Rai Waddingham is an Open Dialogue Practitioner, international trainer and has experience of creating, establishing and managing innovative Hearing Voices Network projects in a range of contexts, including youth, prison, forensic, inpatient and community. She has personal experience of hearing voices, psychosis, trauma, self-harm and hospitalisation and blends knowledge gained through lived experience with that of practice and training. Prior to the 3-year Open Dialogue UK training in London, Rai had over 10 years of experience in facilitating dialogic spaces within the Hearing Voices Movement.

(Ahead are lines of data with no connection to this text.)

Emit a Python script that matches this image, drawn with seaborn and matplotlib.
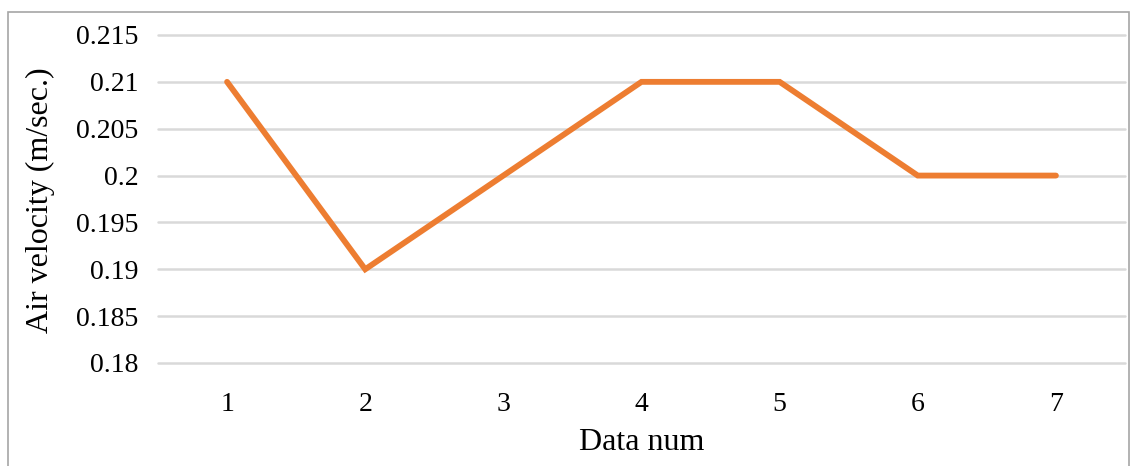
import numpy as np
import pandas as pd
import matplotlib.pyplot as plt
import matplotlib.patches as patches
import seaborn as sns

# data
data_num = [1, 2, 3, 4, 5, 6, 7]
air_velocity = [0.21, 0.19, 0.20, 0.21, 0.21, 0.20, 0.20]
y_ticks = [0.18, 0.185, 0.19, 0.195, 0.2, 0.205, 0.21, 0.215]
y_tick_labels = ['0.18', '0.185', '0.19', '0.195', '0.2', '0.205', '0.21', '0.215']

df = pd.DataFrame({'Data num': data_num, 'Air velocity': air_velocity})

sns.set_style("white")
plt.rcParams['font.family'] = ['Liberation Serif', 'DejaVu Serif']

W, H = 1132, 466
fig = plt.figure(figsize=(W / 100, H / 100), dpi=100)
ax = fig.add_axes([158 / W, 1 - 363 / H, (1125 - 158) / W, (363 - 35) / H])

sns.lineplot(data=df, x='Data num', y='Air velocity', ax=ax,
             color='#ED7D31', linewidth=4.2, solid_joinstyle='miter')

ax.set_xlim(0.5, 7.5)
ax.set_ylim(0.18, 0.215)
ax.set_xticks(data_num)
ax.set_xticklabels([str(v) for v in data_num])
ax.set_yticks(y_ticks)
ax.set_yticklabels(y_tick_labels)
ax.yaxis.grid(True, color='#D9D9D9', linewidth=1.8)
ax.set_axisbelow(True)
for gl in ax.get_ygridlines():
    gl.set_clip_on(False)
for s in ['left', 'right', 'top', 'bottom']:
    ax.spines[s].set_visible(False)
ax.tick_params(axis='both', length=0, labelsize=20, colors='#000000')
ax.tick_params(axis='y', pad=14)
ax.tick_params(axis='x', pad=21)

ax.set_xlabel('Data num', fontsize=23, color='#000000')
ax.set_ylabel('Air velocity (m/sec.)', fontsize=23, color='#000000')
ax.xaxis.label.set_va('center')
ax.yaxis.label.set_va('center')
ax.xaxis.set_label_coords(0.5, (363 - 443) / 328)
ax.yaxis.set_label_coords((40 - 158) / 967, (363 - 200) / 328)

# outer chart border
fig.patches.append(patches.Rectangle((8 / W, -0.1), (1129 - 8) / W, 1.1 - 12 / H,
                                     transform=fig.transFigure, fill=False,
                                     edgecolor='#A6A6A6', linewidth=1.2))

fig.savefig('out.png', dpi=100)
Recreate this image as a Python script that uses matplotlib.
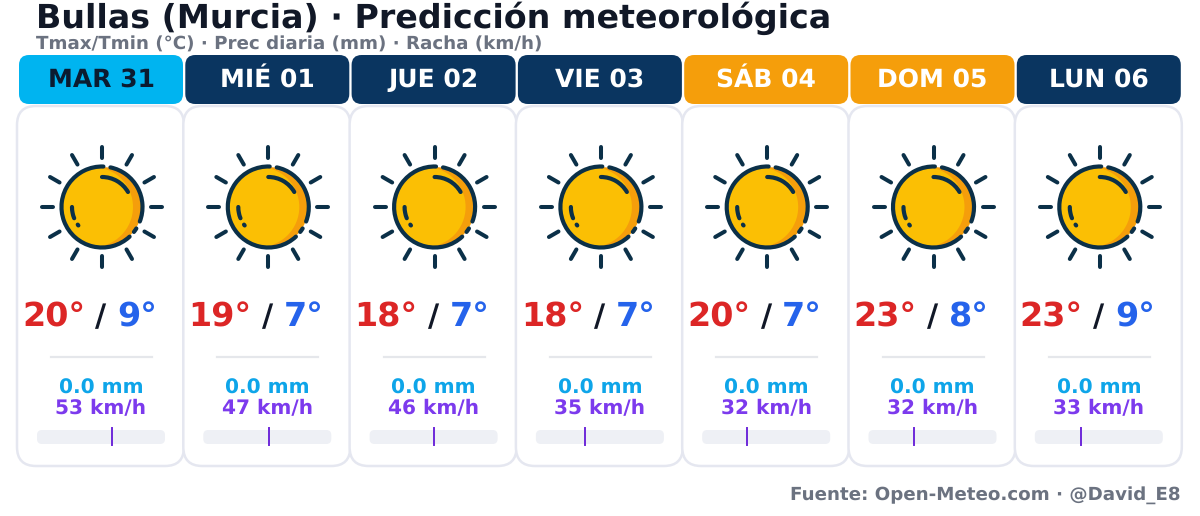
import numpy as np
import matplotlib.pyplot as plt
from matplotlib.patches import FancyBboxPatch, Circle, Arc

plt.rcParams["text.hinting"] = "none"

days = ["MAR 31", "MIÉ 01", "JUE 02", "VIE 03", "SÁB 04", "DOM 05", "LUN 06"]
tmax = [20, 19, 18, 18, 20, 23, 23]
tmin = [9, 7, 7, 7, 7, 8, 9]
prec = [0.0, 0.0, 0.0, 0.0, 0.0, 0.0, 0.0]
gust = [53, 47, 46, 35, 32, 32, 33]
header_colors = ["#00b4f0", "#0a3560", "#0a3560", "#0a3560", "#f59e0b", "#f59e0b", "#0a3560"]
header_text = ["#0b1b30", "white", "white", "white", "white", "white", "white"]
gust_max = 91

DARK = "#0b3048"

fig = plt.figure(figsize=(12, 5.16), dpi=100)
ax = fig.add_axes([0, 0, 1, 1])
ax.set_xlim(0, 1200)
ax.set_ylim(516, 0)
ax.axis("off")


def rbox(x0, y0, x1, y1, r, **kw):
    p = FancyBboxPatch((x0 + r, y0 + r), x1 - x0 - 2 * r, y1 - y0 - 2 * r,
                       boxstyle=f"round,pad={r},rounding_size={r}", **kw)
    ax.add_patch(p)


def draw_sun(cx, cy):
    # rays
    for a in np.arange(0, 360, 30):
        c, s = np.cos(np.radians(a)), np.sin(np.radians(a))
        ax.plot([cx + 49 * c, cx + 60 * c], [cy + 49 * s, cy + 60 * s], color=DARK,
                lw=2.9, solid_capstyle="round", zorder=3)
    # orange disc with yellow crescent cut
    disc = Circle((cx, cy), 40, fc="#f59e0b", ec="none", zorder=3)
    ax.add_patch(disc)
    yellow = Circle((cx - 9, cy), 40, fc="#fbbf04", ec="none", zorder=4)
    ax.add_patch(yellow)
    yellow.set_clip_path(disc)
    # outline with gaps (y axis inverted, angles go clockwise on screen)
    lw = 3.0
    for t1, t2 in [(-78, 21), (32, 38), (47, 272)]:
        ax.add_patch(Arc((cx, cy), 81, 81, theta1=t1, theta2=t2, color=DARK, lw=lw,
                         capstyle="round", zorder=5))
    # highlights
    for t1, t2 in [(-90, -30), (158, 180), (142, 144)]:
        ax.add_patch(Arc((cx, cy), 60, 60, theta1=t1, theta2=t2, color=DARK, lw=lw,
                         capstyle="round", zorder=5))


ax.text(36, 18, "Bullas (Murcia) · Predicción meteorológica", fontsize=23.95, fontweight="bold",
        color="#111827", ha="left", va="center")
ax.text(36, 44.5, "Tmax/Tmin (°C) · Prec diaria (mm) · Racha (km/h)", fontsize=13.17, fontweight="bold",
        color="#6b7280", ha="left", va="center")
ax.text(1181, 495, "Fuente: Open-Meteo.com · @David_E8", fontsize=13.17, fontweight="bold",
        color="#6b7280", ha="right", va="center")

pitch = 166.3
for i, day in enumerate(days):
    cx = 101 + i * pitch
    rbox(cx - 84, 106, cx + 83, 466, 19, fc="white", ec="#e5e7f0", lw=1.8, zorder=1)
    rbox(cx - 82, 55, cx + 82, 104, 10, fc=header_colors[i], ec="none", zorder=2)
    ax.text(cx, 80, day, fontsize=18, fontweight="bold", color=header_text[i],
            ha="center", va="center", zorder=6)

    draw_sun(cx + 1, 207)

    # temperatures
    ax.text(cx - 16, 317, f"{tmax[i]}°", fontsize=24, fontweight="bold", color="#dc2626",
            ha="right", va="center", zorder=6)
    ax.text(cx, 318, "/", fontsize=22, fontweight="bold", color="#111827",
            ha="center", va="center", zorder=6)
    ax.text(cx + 16, 317, f"{tmin[i]}°", fontsize=24, fontweight="bold", color="#2563eb",
            ha="left", va="center", zorder=6)

    ax.plot([cx - 50, cx + 51], [357, 357], color="#e5e7eb", lw=1.6, zorder=2)

    ax.text(cx, 388, f"{prec[i]:.1f} mm", fontsize=14.5, fontweight="bold", color="#0ea5e9",
            ha="center", va="center", zorder=6)
    ax.text(cx, 409, f"{gust[i]} km/h", fontsize=14.5, fontweight="bold", color="#7c3aed",
            ha="center", va="center", zorder=6)

    # gust gauge
    rbox(cx - 64, 430, cx + 64, 444, 5, fc="#eef0f5", ec="none", zorder=2)
    gx = cx - 64 + 128 * gust[i] / gust_max
    ax.plot([gx, gx], [428, 445], color="#6d28d9", lw=1.4, zorder=3)

fig.savefig("out.png", dpi=100)
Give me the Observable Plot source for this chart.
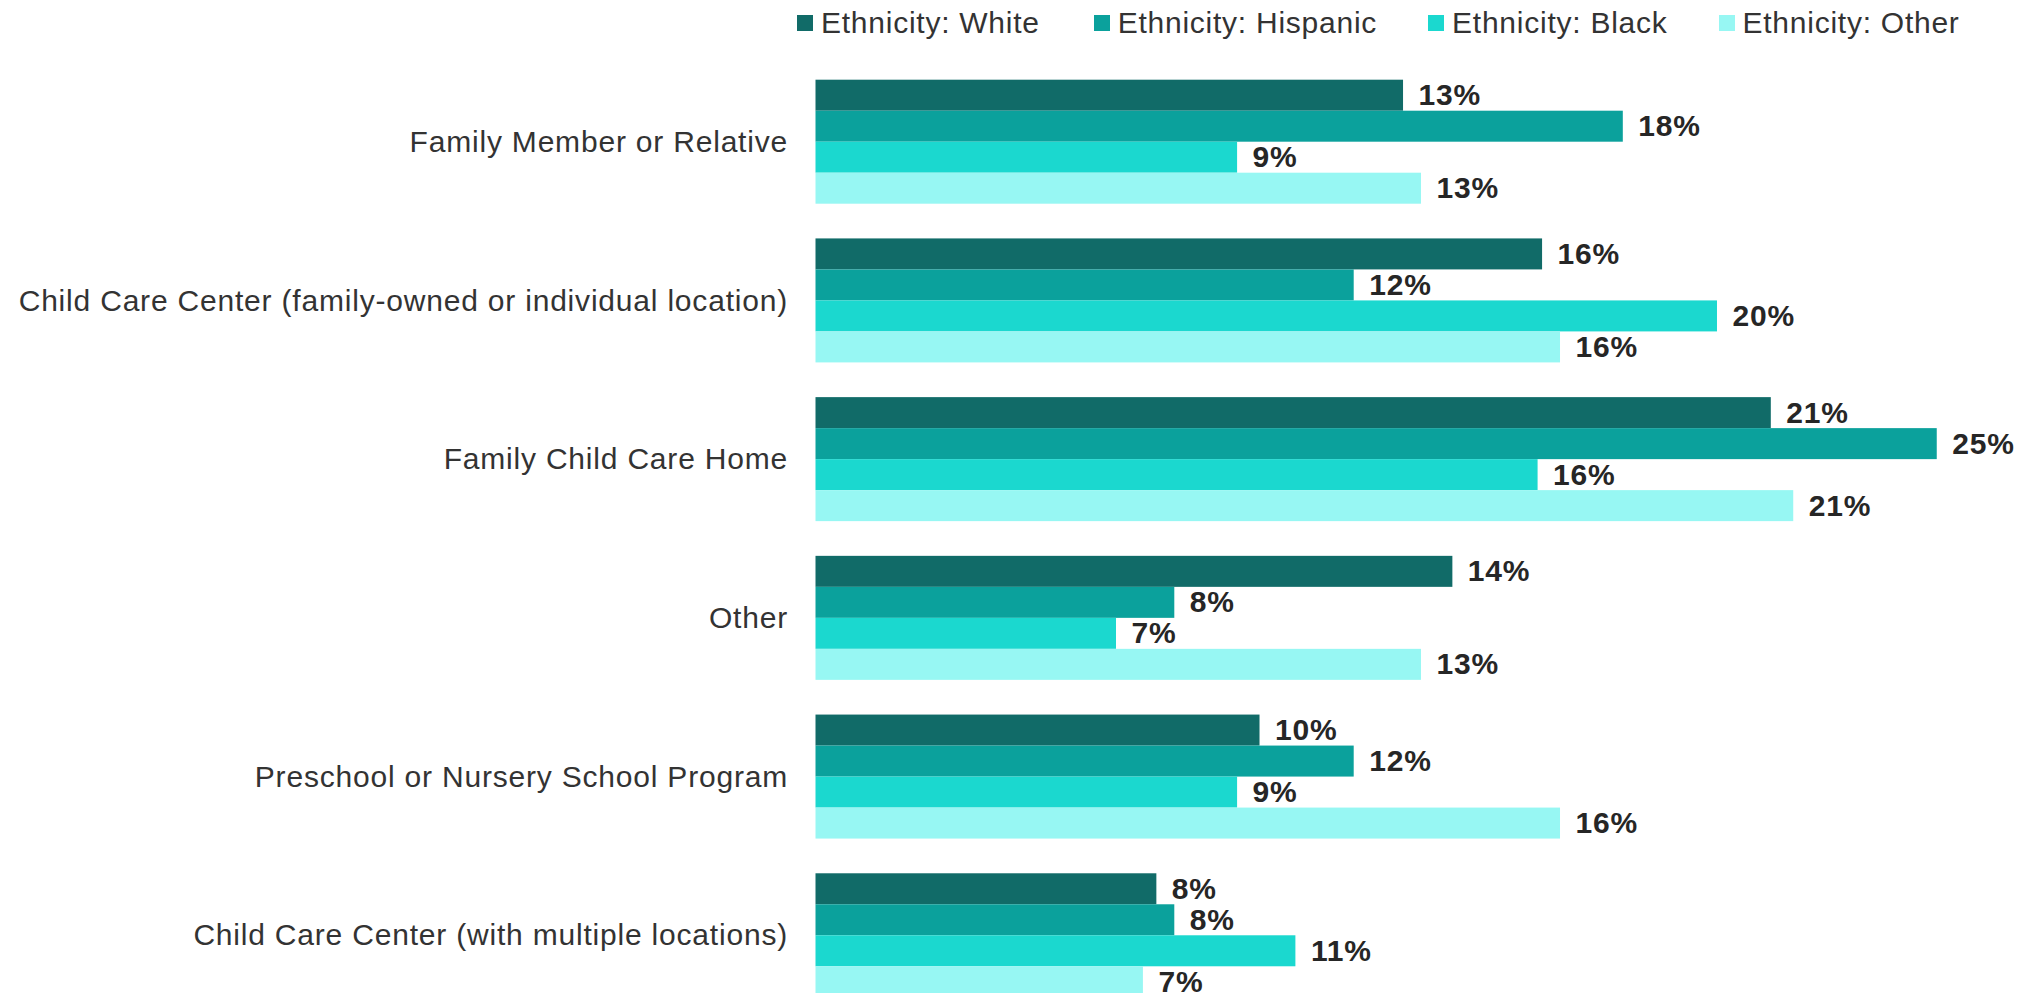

She has worked as an honorary practitioner within the first UK NHS team to implement Open Dialogue approaches within crisis situations. As a trainer, Rai has facilitated courses and workshops in many countries including USA, Bosnia, Serbia, Prague, Israel and Australia. Rai is engaged in research, currently undertaking a PhD in survivor/user-led grassroots organising in mental health. Rai is Chair of the English Hearing Voices Network and Vice Chair of ISPS UK.

Andrea Zwicknagl is a peer support worker in the Open Dialogue based mobile crisis team at the psychiatric service Spital fmi in Interlaken in Switzerland. She finished the one and half year peer support training Experienced Involvementin Bern 2015 and then started working at the psychiatric services in Interlaken. She was interested in Open Dialogue since seeing Daniel Macklers film in 2014, was part of the first one-year training in Switzerland by Volkmar Aderhold and collegues 2015/16 and since then is a regular participant in the international meetings for the treatment of psychosis. She helped spreading the word in the German-speaking area through talks and in-person contacts.

She is part of the Swiss Hearing Voices Network and a member of the board of the Swiss Mental Health Foundation Pro Mente Sana.

Evolving from regular contact with the International Institute for Psychiatric Drug withdrawal and work within the expert committee for Psychiatric Drugs of the German Society for Social Psychiatry, she founded the first trialog specific to the topic of reducing and stopping neuroleptics in Bern.

Starting with the Kickoff meeting in Rome in July 2019, Andrea is a member of the advisory board of the HOPEnDialogue project. Her motto is Mad Meaning Matters!